The biggest test yet of the evident and increased Democratic voter enthusiasm will come in April, when voters in new HHS Secretary Tom Price’s old House district — Georgia’s “Fighting Sixth” — vote in the first round of the election to replace him.
Trafalgar Group, an Atlanta-based Republican pollster whose state-level polls were surprisingly accurate as to the November result, has a new poll of the race with some interesting findings. For one thing, President Trump’s approval numbers are vastly better today, at 51 percent and 10 percent net positive, than the 1.5-point margin by which he carried this district on November 8.
And then there’s the House ballot. For the moment, it shows an unclear race that’s headed to a runoff. The top several Republican hopefuls, on aggregate, enjoy a substantial but not decisive advantage of about 42 to 21 percent.
18.31% Jon Ossoff (D)
17.98% Karen Handel (R)
13.42% Bob Gray (R)
7.98% Judson Hill (R)
3.05% Amy Kremer (R)
2.82% Ron Slotin (D)
2.11% Dan Moody (R)
0.45% Bruce LeVell (R)
33.90% Other/undecided
All of these candidates will square off April 18 in a jungle primary. If no one gets 50 percent, the top two (regardless of party) will advance to a June runoff.
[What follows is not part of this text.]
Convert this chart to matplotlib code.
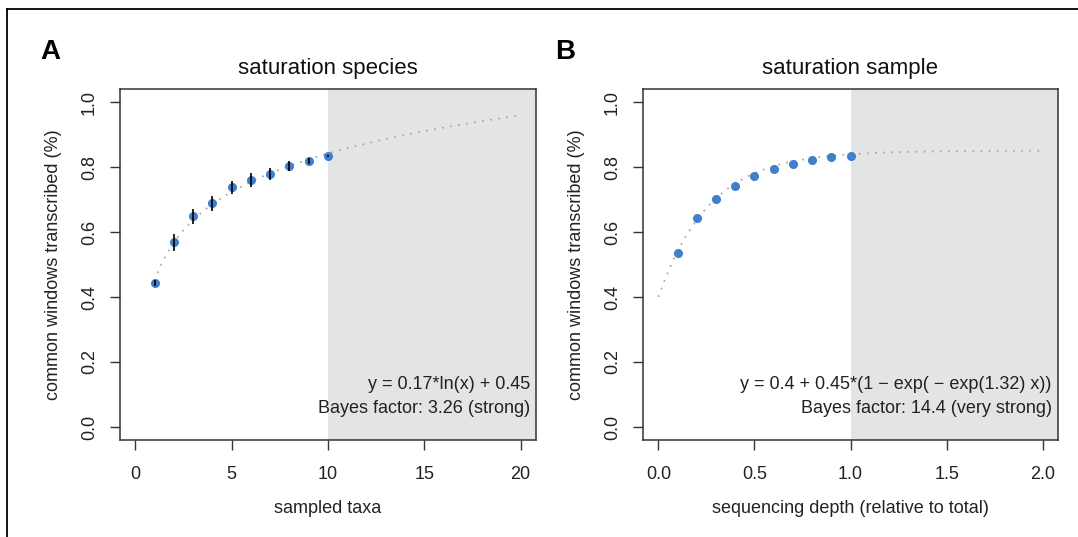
import numpy as np
import matplotlib
matplotlib.use("Agg")
import matplotlib.pyplot as plt
from matplotlib.lines import Line2D

plt.rcParams['font.family'] = ['Liberation Sans', 'DejaVu Sans']

# panel A: saturation over species
taxa = [1, 2, 3, 4, 5, 6, 7, 8, 9, 10]
taxa_mean = [0.442, 0.568, 0.648, 0.688, 0.738, 0.760, 0.779, 0.803, 0.819, 0.835]
taxa_err = [0.009, 0.026, 0.022, 0.023, 0.020, 0.023, 0.019, 0.015, 0.010, 0.003]
fit_a = (0.17, 0.45)          # y = a*ln(x) + b
bf_a = "Bayes factor: 3.26 (strong)"

# panel B: saturation over sequencing depth
depth = [0.1, 0.2, 0.3, 0.4, 0.5, 0.6, 0.7, 0.8, 0.9, 1.0]
depth_mean = [0.534, 0.643, 0.703, 0.743, 0.771, 0.793, 0.810, 0.823, 0.832, 0.834]
fit_b = (0.4, 0.45, 1.32)     # y = a + b*(1 - exp(-exp(c) x))
bf_b = "Bayes factor: 14.4 (very strong)"

blue = '#3f7fcb'
grey_bg = '#e3e4e4'
dotc = '#aaaaaa'
axc = '#333333'

fig = plt.figure(figsize=(10.78, 5.37), dpi=100)

# frame lines of the figure panel
fig.add_artist(Line2D([7/1078, 7/1078], [0, 1 - 9/537], color='black', lw=1.3))
fig.add_artist(Line2D([7/1078, 1], [1 - 9/537, 1 - 9/537], color='black', lw=1.3))

axA = fig.add_axes([120/1078, 97/537, 416/1078, 351/537])
axB = fig.add_axes([643/1078, 97/537, 415/1078, 351/537])


def style(ax, xlim, xticks, xlabels, xlabel, title):
    ax.set_xlim(*xlim)
    ax.set_ylim(-0.04, 1.04)
    ax.set_xticks(xticks)
    ax.set_xticklabels(xlabels)
    ax.set_yticks([0, 0.2, 0.4, 0.6, 0.8, 1.0])
    ax.set_yticklabels(['0.0', '0.2', '0.4', '0.6', '0.8', '1.0'], rotation=90, va='center')
    ax.tick_params(direction='out', length=7, width=1, color=axc, labelsize=13,
                   labelcolor='#222222', pad=9)
    ax.tick_params(axis='x', pad=12)
    for s in ax.spines.values():
        s.set_color(axc)
        s.set_linewidth(1.1)
        s.set_zorder(5)
    ax.set_xlabel(xlabel, fontsize=13, color='#222222')
    ax.xaxis.set_label_coords(0.5, -0.17)
    ax.set_ylabel('common windows transcribed (%)', fontsize=13, color='#222222')
    ax.yaxis.set_label_coords(-0.14, 0.5)
    ax.set_title(title, fontsize=16, pad=11, color='#111111')


# ---- A
style(axA, (-0.8, 20.8), [0, 5, 10, 15, 20], ['0', '5', '10', '15', '20'],
      'sampled taxa', 'saturation species')
axA.axvspan(10, 20.8, color=grey_bg, lw=0, zorder=0)
xa = np.linspace(1, 20, 200)
axA.plot(xa, fit_a[0] * np.log(xa) + fit_a[1], color=dotc, lw=1.3,
         linestyle=(0, (1, 3.5)), zorder=1)
axA.plot(taxa, taxa_mean, 'o', color=blue, ms=5.5, zorder=3)
axA.errorbar(taxa, taxa_mean, yerr=taxa_err, fmt='none', ecolor='black',
             elinewidth=1.2, capsize=0, zorder=4)
axA.text(0.985, 0.157, 'y = %.2f*ln(x) + %.2f' % fit_a, transform=axA.transAxes,
         ha='right', va='center', fontsize=13, color='#222222')
axA.text(0.985, 0.091, bf_a, transform=axA.transAxes,
         ha='right', va='center', fontsize=13, color='#222222')
fig.text(50/1078, 1 - 52/537, 'A', fontsize=20, fontweight='bold', ha='center', va='center')

# ---- B
style(axB, (-0.08, 2.08), [0, 0.5, 1.0, 1.5, 2.0], ['0.0', '0.5', '1.0', '1.5', '2.0'],
      'sequencing depth (relative to total)', 'saturation sample')
axB.axvspan(1.0, 2.08, color=grey_bg, lw=0, zorder=0)
xb = np.linspace(0, 2, 200)
axB.plot(xb, fit_b[0] + fit_b[1] * (1 - np.exp(-np.exp(fit_b[2]) * xb)), color=dotc,
         lw=1.3, linestyle=(0, (1, 3.5)), zorder=1)
axB.plot(depth, depth_mean, 'o', color=blue, ms=5.5, zorder=3)
axB.text(0.985, 0.157, 'y = %.1f + %.2f*(1 \u2212 exp( \u2212 exp(%.2f) x))' % fit_b,
         transform=axB.transAxes, ha='right', va='center', fontsize=13, color='#222222')
axB.text(0.985, 0.091, bf_b, transform=axB.transAxes,
         ha='right', va='center', fontsize=13, color='#222222')
fig.text(565/1078, 1 - 52/537, 'B', fontsize=20, fontweight='bold', ha='center', va='center')

fig.savefig('out.png', dpi=100)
Robert Cahaly, the Trafalgar Group’s senior strategist, pointed to the poll as evidence that SuperPAC ads against Ossoff, implying that he’s padded his resume, are working. This is hard to say, given that there are no reliably comparable earlier results to compare it to, but what polls there are do point to Ossoff being in the 20s rather than the teens.
His statement of Republican SuperPACs’ goal here — that they want to get into an all-Republican runoff situation— seems to make sense in that context. Cahaly points out in his memo that, among older voters, Handel and Gray both finish slightly ahead of Ossoff. The thing is, this doesn’t account for what’s been happening in most of the special elections held at the stat legislative level since November. Unusually high Democratic turnout has not so far handed any race over to the Democrats, but it has created narrower Republican wins and larger Democratic ones than usual.
Also, the leading Republican candidates are sure to attack one another, given that it is not in their interest to get into an all-GOP runoff. Any Republican’s chances of making it to Congress improve in a runoff against a Democrat.
This Cobb County district typifies two major trends — first, the gradual re-emergence of Georgia as a state where Democrats are competitive (they haven’t been since they lost their grip on power in 2002), and second, wealthier and suburban voters’ rejection of Trump specifically, evidenced by Trump’s extremely poor performance within its boundaries compared to Mitt Romney in 2012.
For his part, the conservative Price always won easily with more than 60 percent of the vote. The seat is Republicans’ to lose, but Trump’s narrow win shows that it isn’t a lock in a low-turnout special election where highly motivated Democratic voters could turn out disproportionately.